2/18/2010

Rigueur, compétence, discipline



La formule pourrait sonner comme une devise nationale. Elle est écrite sur une pancarte accrochée à l'arrière du taxi brousse qui nous devance. Au premier coup d'œil sa véracité reste à vérifier. Porte arrière entrouverte, trois types bien cramponnés, le nez dedans, le corps dehors. Suspendus au dessus du vide par une petite plateforme de fortune en guise d'extension ultime avec vue sur le goudron.

Rigueur. Pourquoi ne pas monter dans un vieux bahut rafistolé de partout? Un qui a sans doute vu les bouleversements du siècle passé. Que la rouille ronge par petits bouts. Camouflée par des couches de peinture comme s'il en pleuvait. Un taxi brousse pas beaucoup plus spacieux qu'un minibus et qui pourtant embarque jusqu'à quarante personnes.

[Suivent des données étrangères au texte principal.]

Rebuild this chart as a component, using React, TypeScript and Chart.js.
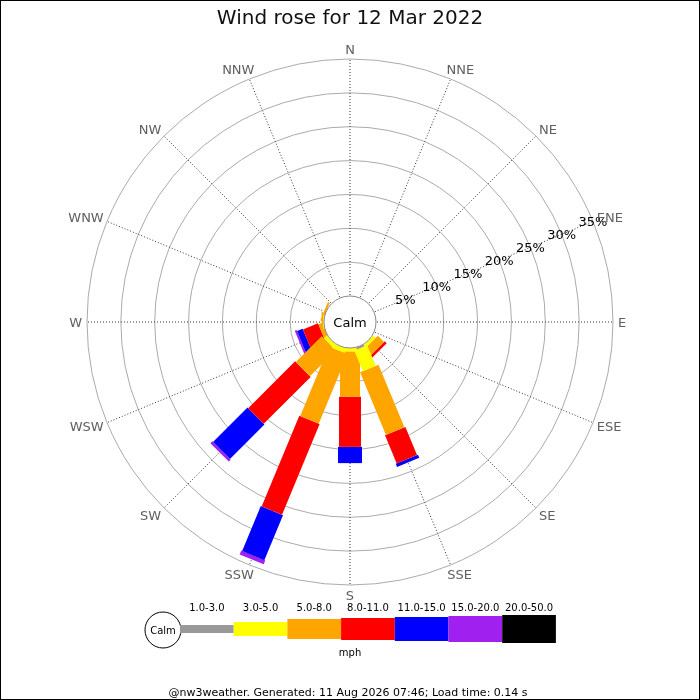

Des rangées de deux de part et d'autres et au milieu des strapontins pour faire l'appoint. Pourquoi ne pas partir pour l'aventure? Pour lever les voiles il lui faudra patienter jusqu'à ce que la bête soit rassasiée. Pas de perte de place. Ainsi va l'économie. L'ergonomie aussi. Bien calé contre son voisin, l'on voyage plus serein. Il s'agit donc de respecter une certaine rigueur afin de se mouvoir grâce au bel engin. On ne sait quand on part, on peut à la rigueur tenter de deviner l'heure d'arrivée. Pas gagné. 40 km pour le trajet d'aujourd'hui par exemple. Soyons pessimiste, une heure devrait faire l'affaire. Mais le pessimisme Européen a vite fait de se transformer en optimisme Africain. Un peu plus de deux heures pour couvrir la distance.

Compétence. Pratiquer les routes Africaines dans de tels bolides nécessite un pilotage pour le moins savant. Les conducteurs de taxi brousse se révèlent de grands pilotes. Précis, patients, avec un sens de l'anticipation aigu. Car les embûches sont multiples tout au long du périple. La route pour commencer. Bien sûr quelques petites parties sont lisses et goudronnées. Là on rigole et on fonce. Mais la grande majorité des voies sont recouvertes de nids de poules et autres embarras. Petits, moyens ou gros trous, il n'y a qu'à choisir. Les chauffeurs pratiquent ici avec grande compétence l'art divin de l'esquive. Mais si un trou peut en cacher un autre, les trous ne sont pas seuls à boucher les perspectives. D'autres véhicules pour commencer. Camion de marchandise, voitures, 4X4, scooters. Et enfin quelques attelages tirés par des chevaux viennent parachever le tableau. Parfois de route il n'y a pas. Une piste cabossée, chahutée s'ouvre alors. Le rythme doit nécessairement baisser et le taxi en serpent des sables se muer.

Discipline. Elle est nécessaire. Tout au long de cette grande aventure qu'est le trajet en taxi brousse. Faire plus ou moins la queue pour y entrer. Déterminer le moment propice si l'on ne veut point poireauter. Discipline encore au moment de pénétrer dans l'engin. Bien prendre sa place. Pas n'importe où. Le taxi se remplit de la proue à la queue. Parfois il convient d'enjamber son voisin afin de gagner un petit espace qui se serait laissé oublier. Pour sortir aussi. Si par chance vous êtes sur le strapontin, il vous faudra sans doute lever votre popotin. Pour que ton voisin puisse sortir à l'arrêt de sa convenance. Ne cherchez par les abris-bus le long des voies. Il n'y en a pas. Pour descendre, l'on frappe plusieurs coup sur la tôle du véhicule. Quelqu'un fait le même signe pour dire qu'il peut repartir. Discipline enfin pour s'acquitter du montant du trajet. Pas vraiment de prix fixe. Il faut s'entendre avec le contrôleur placé au cul du bahut. On ne paye qu'une fois en route. Répondre à l'appel. L'homme interpelle les uns après les autres. L'argent circule de main en main. La monnaie parfois revient.

Rigueur, compétence, discipline. Une fois ces trois notions bien intégrées dans l'esprit du routard aguerri, le voyage s'ouvre à lui et lui sourit. Typique, immergé dans la vie quotidienne, ponctué d'instants magiques qui abreuvent ses veines.